But now there are fireworks inside me. Bursts of colourful joy. Now I have Louise. A new secret. She’s funny and sharp. A breath of fresh air after the arid winds of endless doctors’ wives limited company. She’s prettier than she thinks, and for the sake of half a stone she’d have a wonderful figure. Not lean and boyish like me, but curvy and feminine. She’s tough too, laughing at events in her life that other people would want sympathy or pity for. She really is quite wonderful.
I only half look at the daubs of paint bar-coding the bedroom wall – various shades of green with suitably expensive names. Pale Eau de Nil, Vert de Terre, Tunsgate Green, Olive Smoke. None whose colour you could ever guess from the name alone. I like them all. Together in a line they could be leaves from trees in a wood. I can’t choose a winner though, my brain is too busy buzzing with all the things that Louise and I can do together to focus on decor.

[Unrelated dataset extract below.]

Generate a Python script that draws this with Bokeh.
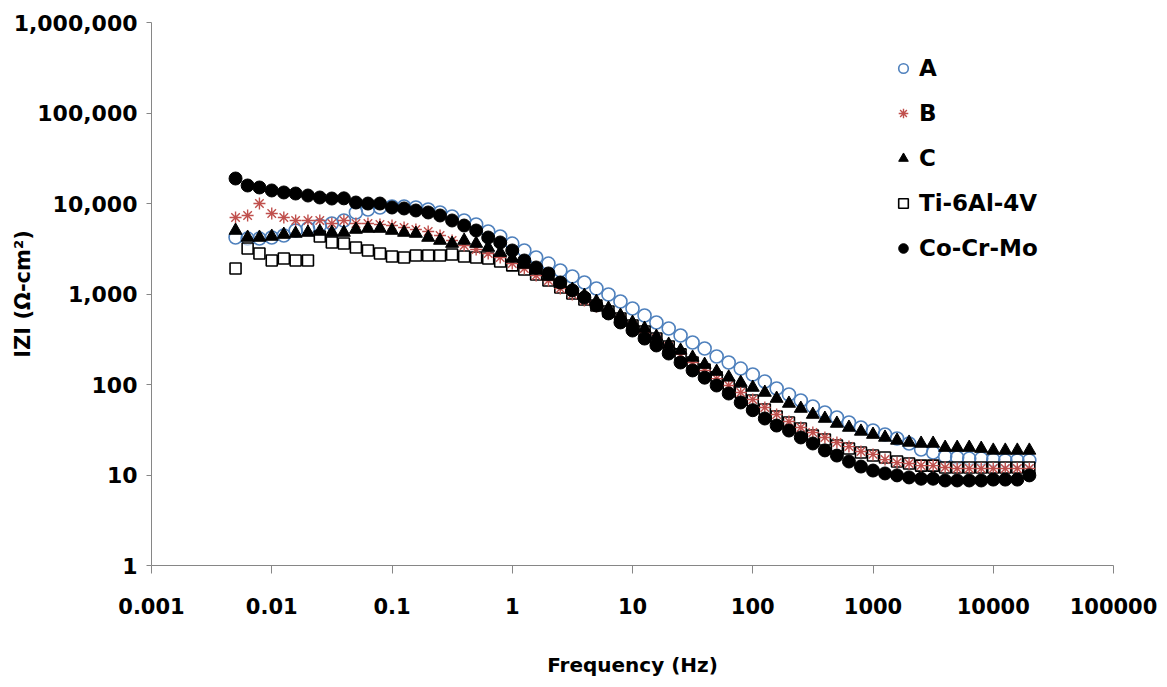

Louise only works three days a week. That leaves plenty of time for girl things. The gym perhaps. Definitely. I can help her lose that little bit of extra flesh and tone up. Maybe get her to give up smoking. That would be good, and I can’t afford my hair and clothes to smell of cigarette smoke. That would betray us. David would know I had a new friend, and he wouldn’t like that.
We can drink wine in the garden together, or perhaps outside one of the little bistros on the Broadway, and talk and laugh like we did today. I want to know everything about her. I’m already fascinated by her. I’m lost in the imagined fun we’re going to have together.

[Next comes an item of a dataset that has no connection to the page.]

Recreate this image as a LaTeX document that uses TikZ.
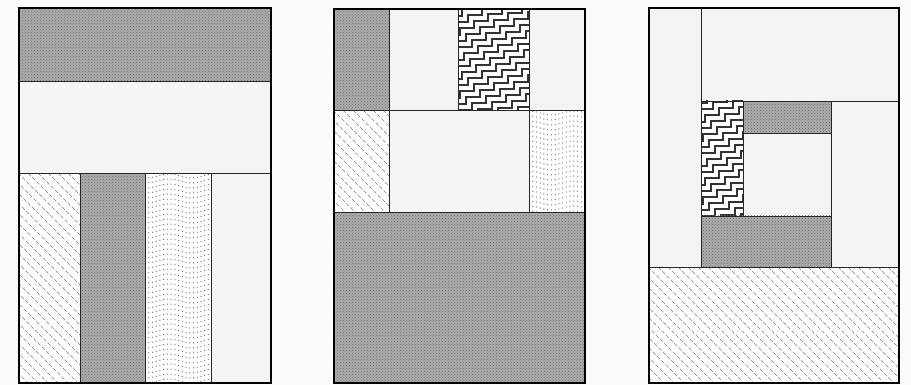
\documentclass[tikz,border=0pt]{standalone}
\usepackage{tikz}
\usetikzlibrary{patterns}
\definecolor{papergray}{HTML}{FBFBFB}
\definecolor{blankgray}{HTML}{F4F4F4}
\definecolor{cellgray}{HTML}{ABABAB}
\definecolor{inkgray}{HTML}{707070}

% staircase cell
\newcommand{\zigcell}[4]{%
  \begin{scope}
    \clip (#1,#2) rectangle (#3,#4);
    \fill[white] (#1,#2) rectangle (#3,#4);
    \foreach \k in {-17,...,8} {
      \draw[line width=1.2pt, black!80] (#1+6*\k,#4+6*\k)
        \foreach \i in {1,...,20} { -- ++(14,0) -- ++(0,-7) };
    }
  \end{scope}
  \draw[seam] (#1,#2) rectangle (#3,#4);}

% dashed hatch cell
\newcommand{\hatchcell}[4]{%
  \begin{scope}
    \clip (#1,#2) rectangle (#3,#4);
    \fill[white] (#1,#2) rectangle (#3,#4);
    \foreach \k in {-23,...,26} {
      \draw[hatchline] (#1+10*\k-1,#2) -- ++(270,270);
    }
  \end{scope}
  \draw[seam] (#1,#2) rectangle (#3,#4);}

% wavy dotted cell
\newcommand{\dotcell}[4]{%
  \begin{scope}
    \clip (#1,#2) rectangle (#3,#4);
    \fill[white] (#1,#2) rectangle (#3,#4);
    \foreach \r in {0,...,43} {
      \draw[dotrow] plot[smooth, domain=#1:#3, samples=22]
        (\x, {#2+3+5*\r+2*sin(8*\x)});
    }
  \end{scope}
  \draw[seam] (#1,#2) rectangle (#3,#4);}

\begin{document}
\begin{tikzpicture}[x=1pt, y=-1pt,
    seam/.style={draw=black!85, line width=0.9pt},
    frame/.style={draw=black, line width=1.6pt},
    blankcell/.style={seam, fill=blankgray},
    graycell/.style={seam, pattern=crosshatch dots, pattern color=inkgray, preaction={fill=cellgray}},
    hatchline/.style={black!50, line width=0.6pt, dash pattern=on 4pt off 2pt},
    dotrow/.style={black!55, line width=1.3pt, line cap=round, dash pattern=on 0pt off 3.8pt}
  ]
    \fill[papergray] (0,0) rectangle (911,385);
    \useasboundingbox (0,0) rectangle (911,385);

    % Panel 1
    \path[graycell] (19,8) rectangle (271,81);
    \path[blankcell] (19,81) rectangle (271,173);
    \hatchcell{19}{173}{80}{383}
    \path[graycell] (80,173) rectangle (145,383);
    \dotcell{145}{173}{211}{383}
    \path[blankcell] (211,173) rectangle (271,383);
    \draw[frame] (19,8) rectangle (271,383);

    % Panel 2
    \path[graycell] (334,9) rectangle (389,110);
    \path[blankcell] (389,9) rectangle (458,110);
    \zigcell{458}{9}{529}{110}
    \path[blankcell] (529,9) rectangle (585,110);
    \hatchcell{334}{110}{389}{212}
    \path[blankcell] (389,110) rectangle (529,212);
    \dotcell{529}{110}{585}{212}
    \path[graycell] (334,212) rectangle (585,383);
    \draw[frame] (334,9) rectangle (585,383);

    % Panel 3
    \path[blankcell] (649,8) rectangle (701,267);
    \path[blankcell] (701,8) rectangle (899,101);
    \zigcell{701}{101}{743}{216}
    \path[graycell] (743,101) rectangle (831,133);
    \path[blankcell] (743,133) rectangle (831,216);
    \path[graycell] (701,216) rectangle (831,267);
    \path[blankcell] (831,101) rectangle (899,267);
    \hatchcell{649}{267}{899}{383}
    \draw[frame] (649,8) rectangle (899,383);
  \end{tikzpicture}
\end{document}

I leave my tiny tins of paint and go and make a pot of peppermint tea. I push one of David’s pills down the kitchen sink plughole and run the tap to make sure it washes entirely away.

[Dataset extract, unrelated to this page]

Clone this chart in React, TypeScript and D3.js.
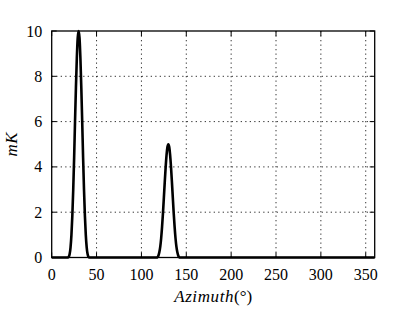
import { useEffect, useRef } from 'react';
import * as d3 from 'd3';

// azimuth samples (degrees) and beam temperature (mK)
const azimuth = [
  0,
  18, 19, 20, 21, 22, 23, 24, 25, 26, 27, 28, 29, 30,
  31, 32, 33, 34, 35, 36, 37, 38, 39, 40, 41, 42,
  117, 118, 119, 120, 121, 122, 123, 124, 125, 126, 127, 128, 129, 130,
  131, 132, 133, 134, 135, 136, 137, 138, 139, 140, 141, 142, 143,
  360,
];
const mK = [
  0,
  0, 0.03, 0.15, 0.45, 1.0, 1.85, 3.0, 4.4, 6.0, 7.5, 8.8, 9.7, 10,
  9.7, 8.8, 7.5, 6.0, 4.4, 3.0, 1.85, 1.0, 0.45, 0.15, 0.03, 0,
  0, 0.02, 0.09, 0.24, 0.48, 0.85, 1.35, 1.95, 2.63, 3.33, 3.98, 4.52, 4.88, 5,
  4.88, 4.52, 3.98, 3.33, 2.63, 1.95, 1.35, 0.85, 0.48, 0.24, 0.09, 0.02, 0,
  0,
];
const xTicks = [0, 50, 100, 150, 200, 250, 300, 350];
const yTicks = [0, 2, 4, 6, 8, 10];

const W = 416;
const H = 311;
const margin = { top: 31, right: 41.3, bottom: 53.5, left: 51.7 };
const font = '"Liberation Serif", "DejaVu Serif", serif';

const App = () => {
  const ref = useRef<SVGSVGElement>(null);

  useEffect(() => {
    const svg = d3.select(ref.current);
    svg.selectAll('*').remove();

    const x = d3.scaleLinear().domain([0, 360]).range([margin.left, W - margin.right]);
    const y = d3.scaleLinear().domain([0, 10]).range([H - margin.bottom, margin.top]);
    const [x0, x1] = x.range();
    const [y0, y1] = y.range();

    svg.append('rect').attr('width', W).attr('height', H).attr('fill', 'white');

    // dotted grid
    const grid = svg.append('g').attr('stroke', '#000').attr('stroke-width', 0.8).attr('stroke-dasharray', '1.3,3.2');
    grid
      .selectAll('.gx')
      .data(xTicks.filter((t) => t > 0))
      .enter()
      .append('line')
      .attr('x1', (d) => x(d))
      .attr('x2', (d) => x(d))
      .attr('y1', y1)
      .attr('y2', y0);
    grid
      .selectAll('.gy')
      .data(yTicks.filter((t) => t > 0 && t < 10))
      .enter()
      .append('line')
      .attr('x1', x0)
      .attr('x2', x1)
      .attr('y1', (d) => y(d))
      .attr('y2', (d) => y(d));

    // inward ticks on all four sides
    const ticks = svg.append('g').attr('stroke', '#000').attr('stroke-width', 1);
    xTicks.forEach((t) => {
      ticks.append('line').attr('x1', x(t)).attr('x2', x(t)).attr('y1', y0).attr('y2', y0 - 5);
      ticks.append('line').attr('x1', x(t)).attr('x2', x(t)).attr('y1', y1).attr('y2', y1 + 5);
    });
    yTicks.forEach((t) => {
      ticks.append('line').attr('x1', x0).attr('x2', x0 + 5).attr('y1', y(t)).attr('y2', y(t));
      ticks.append('line').attr('x1', x1).attr('x2', x1 - 5).attr('y1', y(t)).attr('y2', y(t));
    });

    // curve
    const line = d3
      .line<number>()
      .x((d, i) => x(azimuth[i]))
      .y((d) => y(d))
      .curve(d3.curveMonotoneX);
    svg
      .append('path')
      .datum(mK)
      .attr('d', line)
      .attr('fill', 'none')
      .attr('stroke', '#000')
      .attr('stroke-width', 2.6)
      .attr('stroke-linejoin', 'round');

    // frame
    svg
      .append('rect')
      .attr('x', x0)
      .attr('y', y1)
      .attr('width', x1 - x0)
      .attr('height', y0 - y1)
      .attr('fill', 'none')
      .attr('stroke', '#000')
      .attr('stroke-width', 1.3);

    // tick labels
    svg
      .selectAll('.xl')
      .data(xTicks)
      .enter()
      .append('text')
      .attr('x', (d) => x(d))
      .attr('y', y0 + 22.5)
      .attr('text-anchor', 'middle')
      .style('font-family', font)
      .style('font-size', '16px')
      .text((d) => d);
    svg
      .selectAll('.yl')
      .data(yTicks)
      .enter()
      .append('text')
      .attr('x', x0 - 9.5)
      .attr('y', (d) => y(d) + 5.5)
      .attr('text-anchor', 'end')
      .style('font-family', font)
      .style('font-size', '16px')
      .text((d) => d);

    // axis labels
    const xl = svg
      .append('text')
      .attr('x', (x0 + x1) / 2)
      .attr('y', 302)
      .attr('text-anchor', 'middle')
      .style('font-family', font)
      .style('font-size', '17px');
    xl.append('tspan').style('font-style', 'italic').style('letter-spacing', '0.6px').text('Azimuth');
    xl.append('tspan').text('(°)');

    svg
      .append('text')
      .attr('transform', `translate(17,${(y0 + y1) / 2}) rotate(-90)`)
      .attr('text-anchor', 'middle')
      .style('font-family', font)
      .style('font-size', '17px')
      .style('font-style', 'italic')
      .style('letter-spacing', '0.5px')
      .text('mK');
  }, []);

  return (
    <svg
      ref={ref}
      width={W}
      height={H}
      style={{ position: 'absolute', left: 0, top: 0, display: 'block' }}
    />
  );
};

export default App;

I take my tea out into the garden and the sunshine. It’s not long past lunchtime. I have some time before David’s next call and I want to enjoy having nothing to do but savour this wonderful feeling, and think and plan. I know Louise won’t tell David about our meeting. She isn’t like that. And she knows it wouldn’t do either of us any good.
It was so easy to meet her, thanks to the map David brought home from work, clearly marked up with her help and local knowledge. I navigated while we drove around the area on Sunday afternoon, visiting each of the locations marked down, seeing how the boutique shops petered out into pound shops and boarded-up fronts within the turn of a few streets. The underpasses that no one in their right mind but junkies would walk through. The cluster of tatty estate blocks only a mile or two away from our wonderful house. I also saw the primary school with the brightly coloured flowers painted on the walls. I read David’s scrawled note alongside the location.
After that, it was simple.
Two strangers colliding.
She didn’t suspect a thing.
11
THEN
David had been waiting on the line for at least ten minutes by the time they find her, high up in the tree by the lake, laughing with Rob. Nurse Marjorie’s doughy face is aghast at their carefree balancing between branches as she shouts at them to come down right now. Adele doesn’t need any encouragement – her heart is leaping at the thought of speaking to David – and Rob mutters something wryly about insurance and clients falling to their deaths, before faux slipping from the thick rough bark and causing Marjorie to shriek in a way that is very much against the calm of the Westlands’ ethos.
They laugh at her like naughty schoolkids, but Adele is already shimmying eagerly down, not caring where her stomach is getting grazed as her T-shirt rides up. She runs fast across the grass and into the house, not slowing in the corridors. Her face is flushed and her eyes sparkle. David is waiting. It feels like forever since his last call.
No mobile phones are allowed at the centre, contact with the outside world must be controlled, and there’s probably no signal anyway, but David is good at calling regularly. This week, however, he’s been in hospital again for his arm. As she reaches the small office and grabs for the old handset attached to the wall, the watch he can’t wear dangles on her wrist like a thick bracelet. It’s too big and manly for her, but she doesn’t care. Wearing his watch makes it feel like he’s with her.
‘Hi!’ she says, breathless, pushing her wild hair out of her face.
‘Where were you?’ he asks. It’s a bad line and he sounds so distant. ‘I was getting worried that you’d run away or something.’ He’s making it sound like a joke, but there’s concern bubbling underneath. She laughs and hears his quiet breathy surprise at the other end. She hasn’t laughed with him since it happened.
‘Don’t be silly,’ she says. ‘Where would I run to out here? It’s all moors. And we’ve seen American Werewolf in London, remember? I’m not wandering across that endless heath on my own. Anything could be out there. How was the hospital?’ she asks. ‘Are they going to give you a skin graft?’